[START OF RAW DATA]

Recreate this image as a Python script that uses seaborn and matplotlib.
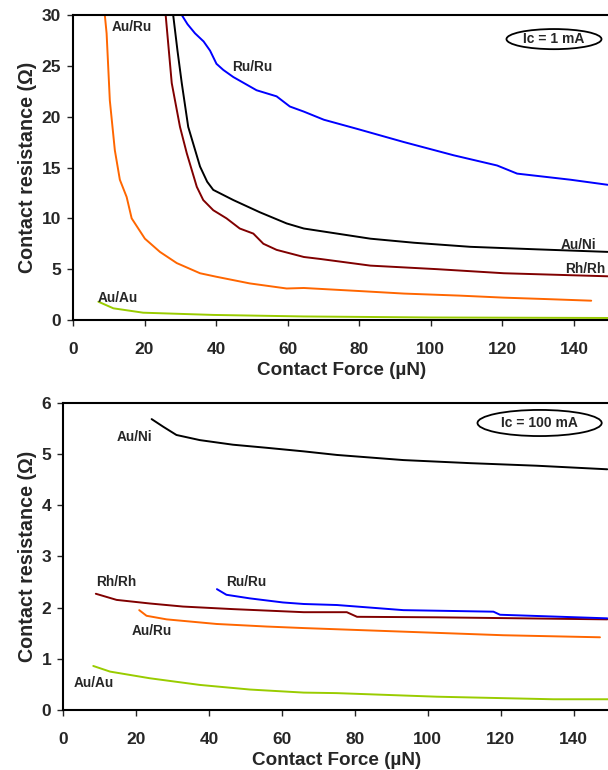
import pandas as pd
import matplotlib
matplotlib.use("Agg")
import matplotlib.pyplot as plt
from matplotlib.patches import Ellipse
import seaborn as sns

# --- Ic = 1 mA (top panel) ---
top_auru_x = [8.9, 9.4, 10.3, 11.7, 13.1, 15.0, 16.4, 20.1, 24.3, 29.0, 35.5, 40.0, 49.4, 59.7, 64.5, 80.0, 92.5, 108.0, 120.4, 133.0, 144.8]
top_auru_y = [30.0, 28.2, 21.6, 16.7, 13.8, 12.1, 10.0, 8.0, 6.7, 5.6, 4.6, 4.26, 3.6, 3.1, 3.15, 2.85, 2.6, 2.4, 2.2, 2.05, 1.9]

top_auni_x = [28.0, 29.2, 30.4, 32.2, 35.5, 37.5, 39.2, 44.8, 52.2, 59.7, 64.5, 73.8, 83.1, 95.3, 111.0, 129.7, 149.4]
top_auni_y = [30.0, 26.5, 23.3, 19.0, 15.1, 13.6, 12.8, 11.8, 10.6, 9.5, 9.0, 8.5, 8.0, 7.6, 7.2, 6.95, 6.7]

top_rhrh_x = [25.9, 27.6, 29.9, 31.8, 34.6, 36.4, 39.2, 42.9, 46.6, 50.4, 53.2, 56.9, 64.5, 69.2, 83.1, 101.8, 120.4, 149.4]
top_rhrh_y = [30.0, 23.3, 19.0, 16.4, 13.1, 11.8, 10.8, 10.0, 9.0, 8.5, 7.5, 6.9, 6.2, 6.0, 5.35, 5.0, 4.6, 4.3]

top_ruru_x = [30.4, 32.0, 34.1, 36.5, 38.3, 40.1, 42.0, 44.8, 51.3, 56.9, 60.6, 64.5, 70.1, 79.4, 92.5, 106.4, 118.5, 124.1, 139.0, 149.4]
top_ruru_y = [30.0, 29.1, 28.2, 27.4, 26.5, 25.2, 24.6, 23.9, 22.6, 22.0, 21.0, 20.5, 19.7, 18.8, 17.5, 16.2, 15.2, 14.4, 13.8, 13.3]

top_auau_x = [7.1, 11.3, 19.6, 39.2, 64.5, 100.0, 150.0]
top_auau_y = [1.8, 1.15, 0.72, 0.5, 0.35, 0.25, 0.2]

# --- Ic = 100 mA (bottom panel) ---
bot_auni_x = [24.3, 27.5, 31.1, 37.5, 46.6, 55.8, 66.0, 75.1, 93.3, 111.6, 129.8, 149.2]
bot_auni_y = [5.68, 5.53, 5.37, 5.27, 5.18, 5.12, 5.05, 4.98, 4.88, 4.82, 4.77, 4.70]

bot_ruru_x = [42.2, 44.8, 51.2, 60.3, 66.0, 75.1, 93.3, 118.0, 119.8, 149.2]
bot_ruru_y = [2.36, 2.25, 2.18, 2.10, 2.07, 2.05, 1.95, 1.92, 1.86, 1.79]

bot_rhrh_x = [9.0, 14.7, 23.8, 32.9, 46.6, 66.0, 77.8, 80.6, 102.5, 149.2]
bot_rhrh_y = [2.27, 2.15, 2.08, 2.02, 1.97, 1.91, 1.91, 1.82, 1.81, 1.77]

bot_auru_x = [20.9, 22.9, 28.4, 42.1, 55.8, 66.0, 93.3, 120.7, 147.2]
bot_auru_y = [1.95, 1.84, 1.77, 1.68, 1.63, 1.60, 1.53, 1.46, 1.42]

bot_auau_x = [8.3, 12.9, 23.8, 37.5, 51.2, 66.0, 75.0, 102.5, 134.4, 150.0]
bot_auau_y = [0.86, 0.75, 0.62, 0.49, 0.40, 0.34, 0.33, 0.26, 0.21, 0.21]

COLORS = {"Au/Ru": "#FF6600", "Au/Ni": "#000000", "Rh/Rh": "#800000",
          "Ru/Ru": "#0000FF", "Au/Au": "#99CC00"}


def make_frame(series):
    rows = []
    for name, xs, ys in series:
        for x, y in zip(xs, ys):
            rows.append({"pair": name, "force": x, "resistance": y})
    return pd.DataFrame(rows)


top_df = make_frame([
    ("Au/Ru", top_auru_x, top_auru_y),
    ("Au/Ni", top_auni_x, top_auni_y),
    ("Rh/Rh", top_rhrh_x, top_rhrh_y),
    ("Ru/Ru", top_ruru_x, top_ruru_y),
    ("Au/Au", top_auau_x, top_auau_y),
])
bot_df = make_frame([
    ("Au/Ru", bot_auru_x, bot_auru_y),
    ("Au/Ni", bot_auni_x, bot_auni_y),
    ("Rh/Rh", bot_rhrh_x, bot_rhrh_y),
    ("Ru/Ru", bot_ruru_x, bot_ruru_y),
    ("Au/Au", bot_auau_x, bot_auau_y),
])

sns.set_style("white")
plt.rcParams['font.family'] = ['Liberation Sans', 'DejaVu Sans']

fig = plt.figure(figsize=(6.08, 7.70), dpi=100)
ax1 = fig.add_axes([0.120, 0.5844, 0.883, 0.3961])
ax2 = fig.add_axes([0.1036, 0.0779, 0.900, 0.3991])


def style_axes(ax, ymax, ystep):
    ax.set_xlim(0, 150)
    ax.set_ylim(0, ymax)
    ax.set_xticks(range(0, 141, 20))
    ax.set_yticks([i * ystep for i in range(int(ymax / ystep) + 1)])
    ax.tick_params(axis='both', direction='out', length=4.5, width=1.0, labelsize=12.5,
                   bottom=True, left=True)
    ax.tick_params(axis='x', pad=11)
    ax.tick_params(axis='y', pad=4)
    for lbl in ax.get_xticklabels() + ax.get_yticklabels():
        lbl.set_fontweight('bold')
    for side in ax.spines.values():
        side.set_color('black')
        side.set_linewidth(1.5)
    ax.set_xlabel("Contact Force (µN)", fontsize=13.6, fontweight='bold', labelpad=4)
    ax.set_ylabel("Contact resistance (Ω)", fontsize=14.2, fontweight='bold', labelpad=3)


for ax, df in [(ax1, top_df), (ax2, bot_df)]:
    sns.lineplot(data=df, x="force", y="resistance", hue="pair", palette=COLORS,
                 linewidth=1.4, legend=False, ax=ax, sort=False, estimator=None)

style_axes(ax1, 30, 5)
style_axes(ax2, 6, 1)

lbl_kw = dict(fontsize=9.8, fontweight='bold', va='center', ha='left')
ax1.text(10.8, 28.8, "Au/Ru", **lbl_kw)
ax1.text(44.4, 24.9, "Ru/Ru", **lbl_kw)
ax1.text(136.2, 7.4, "Au/Ni", **lbl_kw)
ax1.text(137.6, 5.0, "Rh/Rh", **lbl_kw)
ax1.text(7.0, 2.2, "Au/Au", **lbl_kw)

ax2.text(14.7, 5.34, "Au/Ni", **lbl_kw)
ax2.text(9.2, 2.49, "Rh/Rh", **lbl_kw)
ax2.text(44.6, 2.49, "Ru/Ru", **lbl_kw)
ax2.text(18.8, 1.55, "Au/Ru", **lbl_kw)
ax2.text(2.8, 0.52, "Au/Au", **lbl_kw)

ax1.add_patch(Ellipse((0.896, 0.921), 0.177, 0.066, transform=ax1.transAxes,
                      facecolor='white', edgecolor='black', linewidth=1.3))
ax1.text(0.896, 0.921, "Ic = 1 mA", transform=ax1.transAxes, ha='center', va='center',
         fontsize=10, fontweight='bold')
ax2.add_patch(Ellipse((0.871, 0.934), 0.227, 0.085, transform=ax2.transAxes,
                      facecolor='white', edgecolor='black', linewidth=1.3))
ax2.text(0.871, 0.934, "Ic = 100 mA", transform=ax2.transAxes, ha='center', va='center',
         fontsize=10, fontweight='bold')

fig.savefig("out.png", dpi=100)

[END OF RAW DATA]

DIRECTIVE: Extract the lines exactly, please: the first line of the listing, the line with "2.2, 2.05, 1.9]", and every line between them, but no pictures.

FINAL RESULT:
Recreate this image as a Python script that uses seaborn and matplotlib.
import pandas as pd
import matplotlib
matplotlib.use("Agg")
import matplotlib.pyplot as plt
from matplotlib.patches import Ellipse
import seaborn as sns

# --- Ic = 1 mA (top panel) ---
top_auru_x = [8.9, 9.4, 10.3, 11.7, 13.1, 15.0, 16.4, 20.1, 24.3, 29.0, 35.5, 40.0, 49.4, 59.7, 64.5, 80.0, 92.5, 108.0, 120.4, 133.0, 144.8]
top_auru_y = [30.0, 28.2, 21.6, 16.7, 13.8, 12.1, 10.0, 8.0, 6.7, 5.6, 4.6, 4.26, 3.6, 3.1, 3.15, 2.85, 2.6, 2.4, 2.2, 2.05, 1.9]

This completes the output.